Renewable hydrogen can unlock green steel promise

Guest Author
Illustration of a person with a hydrogen molecule for a head holding up a giant key and holding it up to a key hole in a bar of steel.
Illustration by Nadya Nickels.

Steel mills have long been the backbone of economic power in America’s manufacturing heartland. They’ve forged the skyscrapers we admire, the cars we drive and the modern middle class. But there’s a dark side to this industrial might: climate and health-harming air pollution.

Amidst these challenges, clean hydrogen made with renewable energy is a potential game-changer for the steel industry. This colorless, odorless gas has the potential to slash toxic emissions while reducing greenhouse gases by over 90%.

Recent federal investments, including the United States Energy Department’s Hydrogen Hubs program and significant tax incentives from the 2022 Inflation Reduction Act, could position the U.S. globally to lead in clean hydrogen production. However, to realize the economic, health and climate benefits of sustainable steelmaking, the government must commit to investing in hydrogen produced from renewable energy.

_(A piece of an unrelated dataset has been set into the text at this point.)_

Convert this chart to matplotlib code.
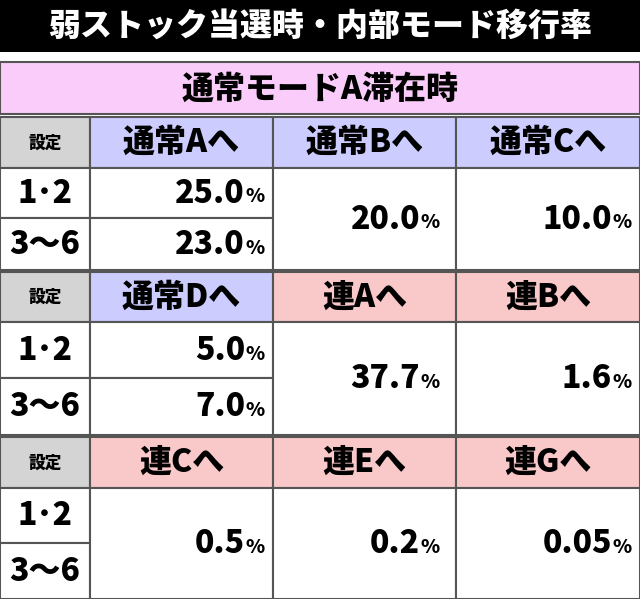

Today, most iron (the precursor to steel) is made in dirty, coal-burning blast furnaces. Fortunately, modern steelmaking technology can replace fossil fuels with hydrogen, dramatically reducing health and climate-harming pollution without compromising quality. The commercial technology direct reduced iron (DRI) can be built or modified to use hydrogen to make iron.

This transition is now underway. The U.S. already has three DRI plants, and more are being announced. The Energy Department is currently in award negotiations to support two new hydrogen-ready DRI plants. First, an application in Mississippi plans to use 100% renewable hydrogen, making it the first fossil-free steel plant proposed in the U.S. Second, the steel manufacturer Cleveland-Cliffs plans to replace its Middletown, Ohio blast furnace with a DRI. But it has not yet secured a hydrogen supply.

The potential for hydrogen use in DRI is significant, and there is room to grow, especially considering the 13 operating coal-burning blast furnaces in the U.S. that currently lack transition plans. That’s why federal action on clean hydrogen is essential. The government is currently finalizing rules to define tax credits for hydrogen based on emissions. At the same time, the Energy Department announced seven projects to receive $7 billion in funds to establish hydrogen production hubs nationwide.

However, the strength of the climate protections in the tax credits are at risk, and all the proposed hydrogen hubs in steelmaking regions propose to make hydrogen with natural gas and carbon capture technology.

The potential use of natural gas to make hydrogen and the lack of information about these multi-billion-dollar hubs have raised skepticism in communities already negatively impacted by steel industry pollution. Despite decades of investment, carbon capture technology has not proven it is economically viable in the real world. Ultimately, natural gas with carbon capture also doesn’t address the upstream health and climate-harming air pollution from fracking for natural gas to produce hydrogen and continues our reliance on fossil fuels.

In contrast, wind and solar energy installed to power hydrogen production via a process called electrolysis would have a fraction of natural gas’s climate, environmental and health impacts.

To be sure, converting all steelmaking operations to run on renewable hydrogen would require vast amounts of new renewable energy resources to come online to support the dozens of gigawatts of additional load needed to produce the hydrogen cleanly. Achieving that scale is a challenge and a boon for clean energy companies and electric utilities. Capital costs are also significant; the last DRI built in the U.S. cost $1 billion.

With renewable hydrogen, U.S. steelmakers can participate in the global green steel boom and earn a premium for their products. Steelmakers in Sweden have secured a 30% price bump due to the green accolades of their pre-production steel made with renewable hydrogen, indicating key corporate customers may be willing to pay more for sustainable steel.

The benefits of investing in green steel then have a cascading effect. The automotive industry, which needs the product to meet its climate commitments, can reduce embodied emissions by an estimated 27%. Regional analyses from Indiana and Pennsylvania underscore that investing in green steel also means investing in jobs and economic growth.

We are at a critical juncture for the future of steel and hydrogen. As the Energy Department finalizes the hydrogen tax credit and advances funding for the hubs, establishing a leading clean steel industry should be top of mind.